The University of Northern Colorado campus area anchors Greeley's most active multifamily submarket, with student and young professional demand driving consistent occupancy within walking distance of UNC. Assets here range from vintage garden-style complexes to newer mid-size communities, with renovation potential in older product that has not kept pace with rising rents near campus.
Downtown Greeley and the core city neighborhoods carry Greeley's largest concentration of workforce housing, much of it 1960s and 1970s vintage with meaningful value-add potential. These assets attract regional private capital seeking high initial yields with the ability to push rents through targeted improvements.
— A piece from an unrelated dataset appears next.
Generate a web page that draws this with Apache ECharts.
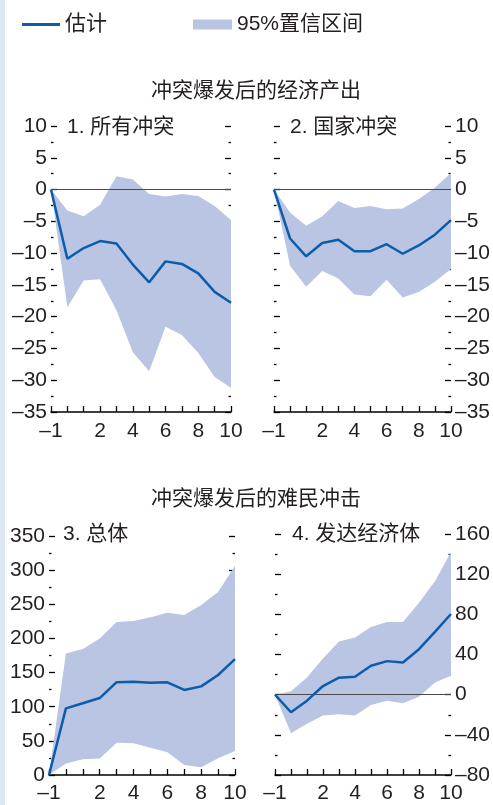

Evans, directly adjacent to Greeley, is functionally part of the same market but distinct enough that some buyers focus on it specifically for its slightly lower acquisition basis relative to comparable Greeley properties.
Greeley's west side development corridor has absorbed most of the market's newer construction, with higher-end product targeting front-range relocation renters. This newer product faces limited comparable competition and commands rent premiums that validate the corridor's continued relevance to income-growth underwriting.
The critical variable in a Greeley sale is buyer reach. Greeley's local investor pool is limited in depth, and the prices that maximize value for sellers consistently come from Front Range buyers who are actively seeking yield above Denver and Fort Collins cap rates. Running a proper marketing process means putting Greeley assets in front of Denver-based syndicators, 1031 exchange buyers, and regional operators who understand the fundamentals but need a broker to surface the opportunity.
What matters most to buyers in Greeley is current occupancy, rent roll quality, and whether deferred maintenance has been addressed, as value-add buyers will price in capital requirements aggressively. We help owners understand where their asset sits in that pricing spectrum and structure a process that creates genuine competition among the most qualified buyers in the Front Range and beyond.